Source code of charts
▽

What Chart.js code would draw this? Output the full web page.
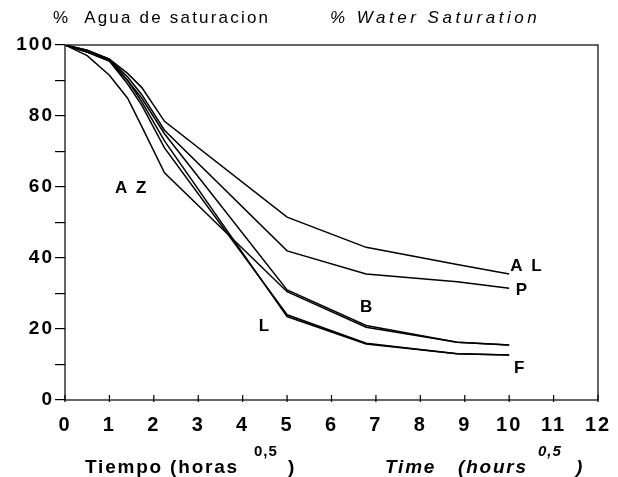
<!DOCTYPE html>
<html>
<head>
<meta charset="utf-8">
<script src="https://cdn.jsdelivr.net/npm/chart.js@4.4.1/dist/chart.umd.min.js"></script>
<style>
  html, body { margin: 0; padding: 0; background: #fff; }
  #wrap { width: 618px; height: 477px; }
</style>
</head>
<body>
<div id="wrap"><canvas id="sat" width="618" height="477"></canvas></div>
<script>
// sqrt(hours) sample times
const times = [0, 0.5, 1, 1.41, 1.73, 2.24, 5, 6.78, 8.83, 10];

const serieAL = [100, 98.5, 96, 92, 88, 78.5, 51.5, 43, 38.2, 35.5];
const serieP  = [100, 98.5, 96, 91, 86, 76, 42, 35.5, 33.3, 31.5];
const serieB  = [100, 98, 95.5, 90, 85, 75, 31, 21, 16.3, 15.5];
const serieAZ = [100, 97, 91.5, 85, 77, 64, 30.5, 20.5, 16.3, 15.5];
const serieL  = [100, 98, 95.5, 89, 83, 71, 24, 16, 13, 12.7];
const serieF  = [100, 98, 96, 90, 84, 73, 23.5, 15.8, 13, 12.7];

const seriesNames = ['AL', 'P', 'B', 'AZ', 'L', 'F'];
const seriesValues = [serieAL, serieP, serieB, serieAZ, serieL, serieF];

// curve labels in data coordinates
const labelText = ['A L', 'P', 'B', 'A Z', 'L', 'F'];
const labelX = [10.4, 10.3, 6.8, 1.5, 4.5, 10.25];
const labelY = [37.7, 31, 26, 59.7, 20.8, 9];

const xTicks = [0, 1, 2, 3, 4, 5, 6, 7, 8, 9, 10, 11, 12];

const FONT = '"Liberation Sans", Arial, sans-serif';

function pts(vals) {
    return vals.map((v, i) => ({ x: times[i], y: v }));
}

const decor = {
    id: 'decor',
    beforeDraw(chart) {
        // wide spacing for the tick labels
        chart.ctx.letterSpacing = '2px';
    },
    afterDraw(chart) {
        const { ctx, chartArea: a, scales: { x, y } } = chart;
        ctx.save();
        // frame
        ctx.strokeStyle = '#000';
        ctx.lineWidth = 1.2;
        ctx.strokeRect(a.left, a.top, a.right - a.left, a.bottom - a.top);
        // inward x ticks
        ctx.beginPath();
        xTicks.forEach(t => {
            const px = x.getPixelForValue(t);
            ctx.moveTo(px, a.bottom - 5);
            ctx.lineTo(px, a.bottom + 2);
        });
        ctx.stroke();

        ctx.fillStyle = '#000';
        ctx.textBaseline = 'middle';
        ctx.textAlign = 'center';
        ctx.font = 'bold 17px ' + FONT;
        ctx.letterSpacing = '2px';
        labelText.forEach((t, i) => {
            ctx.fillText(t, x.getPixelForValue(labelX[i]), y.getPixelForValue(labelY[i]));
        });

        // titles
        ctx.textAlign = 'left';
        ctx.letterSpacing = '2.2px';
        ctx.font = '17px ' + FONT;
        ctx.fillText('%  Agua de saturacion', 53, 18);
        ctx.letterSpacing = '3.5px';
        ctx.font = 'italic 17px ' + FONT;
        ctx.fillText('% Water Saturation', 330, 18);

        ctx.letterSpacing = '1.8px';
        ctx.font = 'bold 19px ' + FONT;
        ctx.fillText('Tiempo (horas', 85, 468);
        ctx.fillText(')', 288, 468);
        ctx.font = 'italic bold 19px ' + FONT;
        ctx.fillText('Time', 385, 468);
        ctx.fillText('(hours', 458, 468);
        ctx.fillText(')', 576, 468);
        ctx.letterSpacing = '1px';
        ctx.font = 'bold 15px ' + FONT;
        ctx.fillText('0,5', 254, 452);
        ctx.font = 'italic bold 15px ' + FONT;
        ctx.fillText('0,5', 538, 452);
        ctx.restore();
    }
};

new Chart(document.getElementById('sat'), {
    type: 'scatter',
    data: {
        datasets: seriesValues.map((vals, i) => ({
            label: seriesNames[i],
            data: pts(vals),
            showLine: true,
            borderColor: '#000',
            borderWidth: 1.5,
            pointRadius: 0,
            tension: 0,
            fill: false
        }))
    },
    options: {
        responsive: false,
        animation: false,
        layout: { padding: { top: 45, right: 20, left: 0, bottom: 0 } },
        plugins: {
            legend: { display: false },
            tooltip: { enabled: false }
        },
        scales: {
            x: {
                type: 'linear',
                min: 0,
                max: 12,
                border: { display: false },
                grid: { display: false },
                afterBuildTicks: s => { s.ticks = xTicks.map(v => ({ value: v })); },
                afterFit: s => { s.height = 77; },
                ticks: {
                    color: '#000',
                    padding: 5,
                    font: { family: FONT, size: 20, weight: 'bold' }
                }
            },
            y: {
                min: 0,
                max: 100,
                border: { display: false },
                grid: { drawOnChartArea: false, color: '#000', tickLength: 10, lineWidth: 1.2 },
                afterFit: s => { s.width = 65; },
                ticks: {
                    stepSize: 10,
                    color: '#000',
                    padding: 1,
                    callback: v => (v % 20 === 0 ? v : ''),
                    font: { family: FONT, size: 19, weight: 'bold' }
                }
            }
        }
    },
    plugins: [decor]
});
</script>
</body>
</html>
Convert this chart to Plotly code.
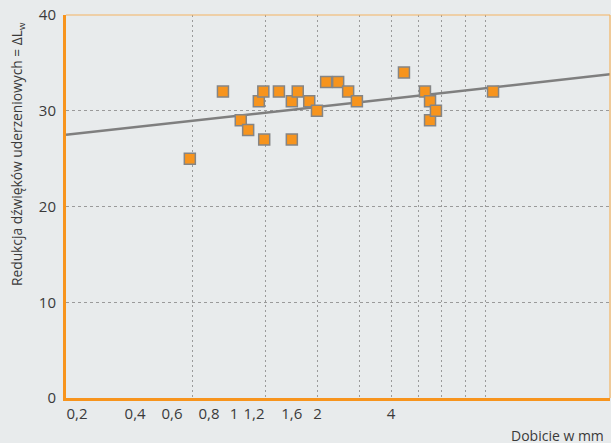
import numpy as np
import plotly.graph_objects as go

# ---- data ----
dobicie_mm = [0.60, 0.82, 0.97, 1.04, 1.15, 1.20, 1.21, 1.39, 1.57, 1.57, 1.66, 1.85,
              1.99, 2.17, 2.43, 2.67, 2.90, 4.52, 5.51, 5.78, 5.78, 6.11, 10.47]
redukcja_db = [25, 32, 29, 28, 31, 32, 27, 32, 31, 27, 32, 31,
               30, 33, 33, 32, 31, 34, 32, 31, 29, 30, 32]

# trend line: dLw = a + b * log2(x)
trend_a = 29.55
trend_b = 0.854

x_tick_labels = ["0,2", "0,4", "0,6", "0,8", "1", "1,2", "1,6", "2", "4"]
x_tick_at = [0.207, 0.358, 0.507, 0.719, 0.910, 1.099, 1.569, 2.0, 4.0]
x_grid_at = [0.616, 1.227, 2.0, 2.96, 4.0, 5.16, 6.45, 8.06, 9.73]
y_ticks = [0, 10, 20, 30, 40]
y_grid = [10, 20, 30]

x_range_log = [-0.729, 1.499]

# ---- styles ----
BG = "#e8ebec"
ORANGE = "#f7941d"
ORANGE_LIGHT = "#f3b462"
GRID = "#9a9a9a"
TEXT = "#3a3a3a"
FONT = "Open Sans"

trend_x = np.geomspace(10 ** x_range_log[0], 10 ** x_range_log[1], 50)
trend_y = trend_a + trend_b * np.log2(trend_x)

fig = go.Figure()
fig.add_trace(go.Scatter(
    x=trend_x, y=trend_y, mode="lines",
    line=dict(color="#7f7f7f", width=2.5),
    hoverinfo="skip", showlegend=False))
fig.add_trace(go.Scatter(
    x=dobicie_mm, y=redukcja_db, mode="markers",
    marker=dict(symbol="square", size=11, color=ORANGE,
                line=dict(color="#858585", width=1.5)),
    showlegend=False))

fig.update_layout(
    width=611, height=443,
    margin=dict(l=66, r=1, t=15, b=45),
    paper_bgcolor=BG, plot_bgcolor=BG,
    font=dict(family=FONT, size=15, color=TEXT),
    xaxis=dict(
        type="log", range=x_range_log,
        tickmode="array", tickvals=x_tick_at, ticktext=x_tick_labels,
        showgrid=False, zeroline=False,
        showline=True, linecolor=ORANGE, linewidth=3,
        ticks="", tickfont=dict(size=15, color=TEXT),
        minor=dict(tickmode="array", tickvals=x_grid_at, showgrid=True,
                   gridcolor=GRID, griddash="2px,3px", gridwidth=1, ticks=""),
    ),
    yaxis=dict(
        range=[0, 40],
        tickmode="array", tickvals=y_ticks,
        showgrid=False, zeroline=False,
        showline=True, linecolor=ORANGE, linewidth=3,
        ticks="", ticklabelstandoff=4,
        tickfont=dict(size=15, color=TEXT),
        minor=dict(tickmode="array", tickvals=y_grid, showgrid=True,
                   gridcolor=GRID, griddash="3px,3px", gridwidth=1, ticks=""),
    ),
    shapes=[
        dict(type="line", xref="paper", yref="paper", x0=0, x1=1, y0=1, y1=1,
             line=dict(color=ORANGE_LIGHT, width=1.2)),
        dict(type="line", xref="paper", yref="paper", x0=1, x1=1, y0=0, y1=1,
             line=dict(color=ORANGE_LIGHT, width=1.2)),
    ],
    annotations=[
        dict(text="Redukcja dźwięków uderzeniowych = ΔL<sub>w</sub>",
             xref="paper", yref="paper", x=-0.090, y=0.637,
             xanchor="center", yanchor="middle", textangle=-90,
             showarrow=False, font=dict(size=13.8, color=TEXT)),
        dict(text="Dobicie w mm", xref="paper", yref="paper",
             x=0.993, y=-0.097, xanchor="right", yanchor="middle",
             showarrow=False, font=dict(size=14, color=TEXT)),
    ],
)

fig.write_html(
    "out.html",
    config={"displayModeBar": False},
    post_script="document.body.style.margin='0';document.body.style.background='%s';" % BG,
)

△

WHAT YOU NEED TO DO.
Could you quote, word for word, only the lines from the one containing "Convert this chart to Plotly code." through the one containing "import plotly.graph_objects as go", both included, and leave out any pictures?

ANSWER IN FULL.
Convert this chart to Plotly code.
import numpy as np
import plotly.graph_objects as go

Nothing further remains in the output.